Time was running out rapidly – rum punches at Montego Bay, dinner at their flat with Chuchu and Silvana and the hateful dog, who resented my presence as though he knew he had become a character in my novel, a last meal at the Peruvian restaurant with Chuchu and Flor, the rum punch girl, whom we had at last tracked down. Luck was with me. At the airport I won enough at the fruit machines to pay for a bottle of duty-free whisky and two cartons of cigarettes.

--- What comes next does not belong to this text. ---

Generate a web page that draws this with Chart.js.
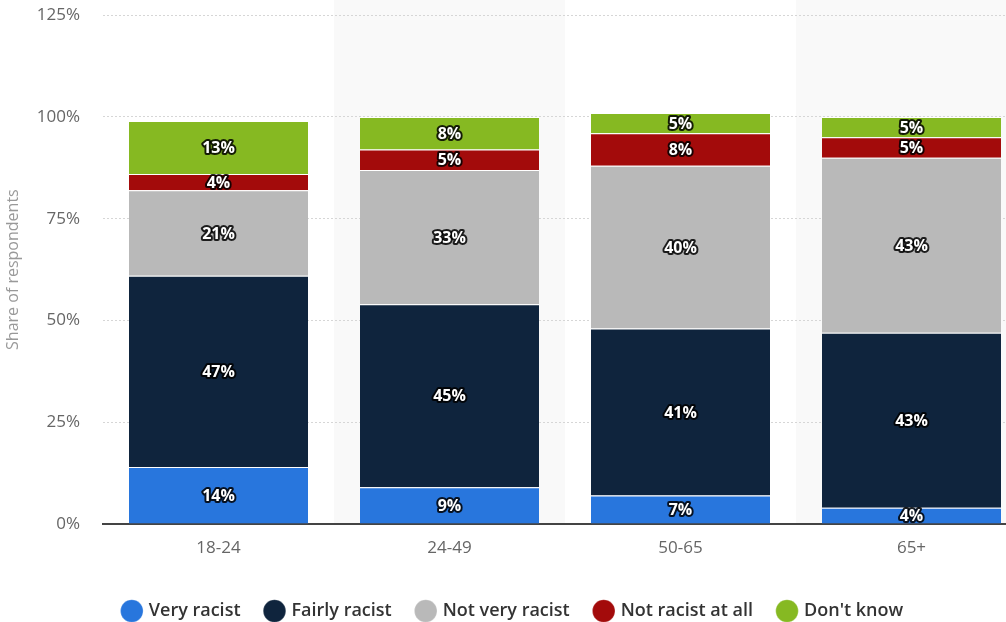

There was no sadness this time when I caught the plane, for I knew that I would be returning the next year. The telephone in Antibes would ring and Chuchu’s voice would come on the line telling me that my ticket awaited me at KLM. I would choose a date in August during the judicial holidays when nothing much could happen over our private war, I would drink again in the Van Gogh lounge in Amsterdam and I would arrive at 9.30 in the morning. Chuchu would be there to meet me and I could already hear him telling me, ‘The General wants us down at Farallón for lunch. We’ll go in my little plane.’ Or perhaps – to my satisfaction, for I was a little uneasy in his plane: ‘I have my car here.’
EPILOGUE
1983
1
I found myself sitting in a small military helicopter flying over the mountains and jungle of Panama. Beside me was Omar’s daughter Carmen, and her eyes reminded me of her father’s; they were honest and give-away. Chuchu of course was with us. The pilot pointed out the area of forest between two mountains where Omar and his companions had crashed to their death. The weather was almost bad enough to have pleased Omar; we bucketed up and down and to and fro in the rain squalls. I think all three of us had in our minds how strange it would be if we came to the same end in the same place where the man we loved had died.